Beyaz Saray'ın geçtiğimiz hafta Kiev'e bazı silah sevkiyatlarını durdurduğunu açıklamasının ardından, ABD'nin Ukrayna'ya ‘daha fazla savunma silahı’ göndereceğini duyuran Trump, “Öncelikle savunma silahları olmak üzere daha fazla silah göndermemiz gerekecek” diyerek, barışa yanaşmaması nedeniyle Rusya Devlet Başkanı Vladimir Putin’den duyduğu ‘memnuniyetsizliğini’ bir kez daha yineledi.

Trump, 1 Ağustos'ta yürürlüğe girecek olan ABD gümrük vergilerinin kesin tarihi olup olmadığı sorulduğunda, “Kesin diyebilirim ama yüzde 100 kesin değil. Bizi arayıp farklı bir şekilde bir şeyler yapmak istediklerini söylerlerse, buna açık olacağız” dedi. Trump pazartesi günü, Japonya ve Güney Kore gibi büyük tedarikçilerden küçük ülkelere kadar ticari ortaklarına, ABD'nin yüksek gümrük vergilerinin 1 Ağustos'ta yürürlüğe gireceğini bildirmeye başladı. Bu durum, ABD Başkanı’nın bu yılın başlarında başlattığı ticaret savaşında yeni bir aşamayı temsil ediyor.

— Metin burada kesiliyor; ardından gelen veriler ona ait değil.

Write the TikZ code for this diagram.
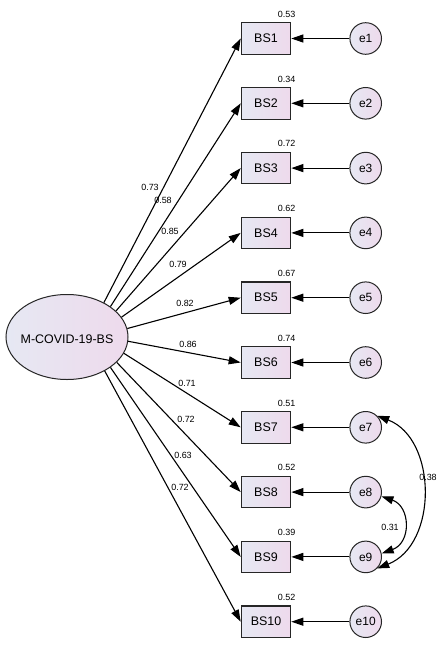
\documentclass[tikz,border=0pt]{standalone}
\usepackage{fontspec}
\setmainfont{Liberation Sans}
\usetikzlibrary{arrows.meta,shapes.geometric,calc}
\definecolor{fillL}{HTML}{E6E8F3}
\definecolor{fillR}{HTML}{EEDAEC}
\begin{document}
\begin{tikzpicture}[x=1bp,y=-1bp,
  every node/.style={inner sep=0pt},
  obs/.style={draw=black!85, line width=1.1bp, minimum width=49.5bp, minimum height=31.5bp,
    left color=fillL, right color=fillR, font=\fontsize{12.5}{14}\selectfont},
  err/.style={circle, draw=black!85, line width=1bp, minimum size=31.6bp,
    left color=fillL, right color=fillR, font=\fontsize{12}{14}\selectfont},
  lat/.style={ellipse, draw=black!85, line width=1bp, minimum width=122bp, minimum height=85bp,
    left color=fillL, right color=fillR, font=\fontsize{12.5}{14}\selectfont},
  num/.style={font=\fontsize{9}{10}\selectfont},
  arr/.style={-{Triangle[length=12bp,width=8bp]}, line width=1.1bp},
  biarr/.style={{Triangle[length=12bp,width=8bp]}-{Triangle[length=12bp,width=8bp]}, line width=1.1bp}]
\fill[white] (0,0) rectangle (445,654);
\useasboundingbox (0,0) rectangle (445,654);
\node[lat] (L) at (67,337) {};
\node[font=\fontsize{12.5}{14}\selectfont] (LT) at (67,339.5) {M-COVID-19-BS};
\foreach \i/\v/\a in {1/0.53/43,2/0.34/35,3/0.72/28,4/0.62/20,5/0.67/8,6/0.74/-4,7/0.51/-16,8/0.52/-27,9/0.39/-35,10/0.52/-42}{
  \pgfmathsetmacro\yy{38.5+(\i-1)*64.8}
  \node[obs] (B\i) at (266,\yy) {BS\i};
  \node[err] (E\i) at (365.7,\yy) {e\i};
  \node[num] (V\i) at (286.7,\yy-24.2) {\v};
  \draw[arr] (E\i) -- (B\i);
  \draw[arr] (L.\a) -- (B\i.west);
}
\foreach \i/\v/\px/\py in {1/0.73/150/187,2/0.58/163/200,3/0.85/170/231,4/0.79/178/264,5/0.82/185/303,
  6/0.86/188/344,7/0.71/187/383,8/0.72/186/419,9/0.63/183/455,10/0.72/180/487}{
  \node[num] (W\i) at (\px,\py) {\v};
}
\draw[biarr] (E7.45) .. controls ($(E7.45)+(60,23)$) and ($(E9.-45)+(61,-24)$) .. (E9.-45);
\draw[biarr] (E8.-15) .. controls ($(E8.-15)+(29,10)$) and ($(E9.12)+(30,-11)$) .. (E9.12);
\node[num] (C1) at (428,477) {0.38};
\node[num] (C2) at (390,527) {0.31};
\end{tikzpicture}
\end{document}
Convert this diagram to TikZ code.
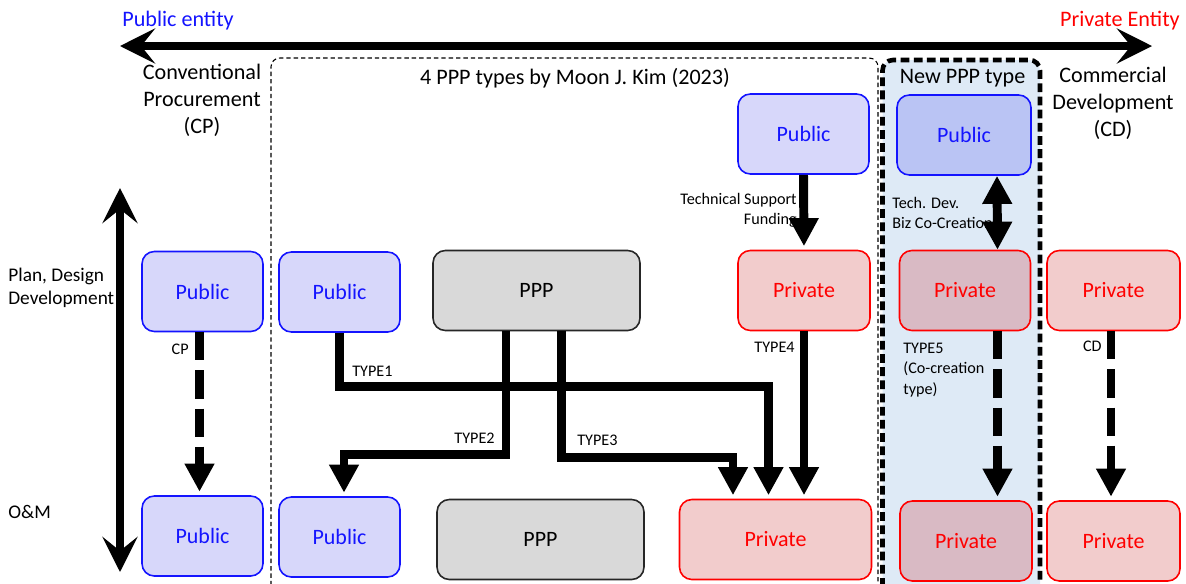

Trump ve Netanyahu, başkanın genellikle önemli ziyaretçileri kabul ettiği Oval Ofis'te resmi görüşmeler yapmak yerine özel bir akşam yemeğinde bir araya geldi. Trump'ın bu kez Netanyahu'yu resmi olmayan bir şekilde kabul etmesinin nedeni henüz belli değil. Netanyahu, dün gece Washington'a gelmesinin ardından Trump'ın Orta Doğu Özel Temsilcisi Steve Witkoff ve Dışişleri Bakanı Marco Rubio ile bir araya gelerek Trump ile yapacağı görüşmelere hazırlandı.

Netanyahu, Trump'ın geçtiğimiz ocak ayında yeniden başkanlık koltuğuna oturmasından bu yana Beyaz Saray'a üçüncü kez yaptığı ziyaret Trump’ın geçtiğimiz ay İsrail'in hava saldırılarını desteklemek için İran'ın nükleer tesislerine hava saldırısı düzenlenmesi emrini vermesinin ardından bir ilki temsil ediyor. ABD Başkanı, önce İran’ın nükleer tesislerinin bombalanması emri vermiş, daha sonra 12 gün süren İsrail-İran savaşında ateşkesin sağlanmasına yardımcı olmuştu.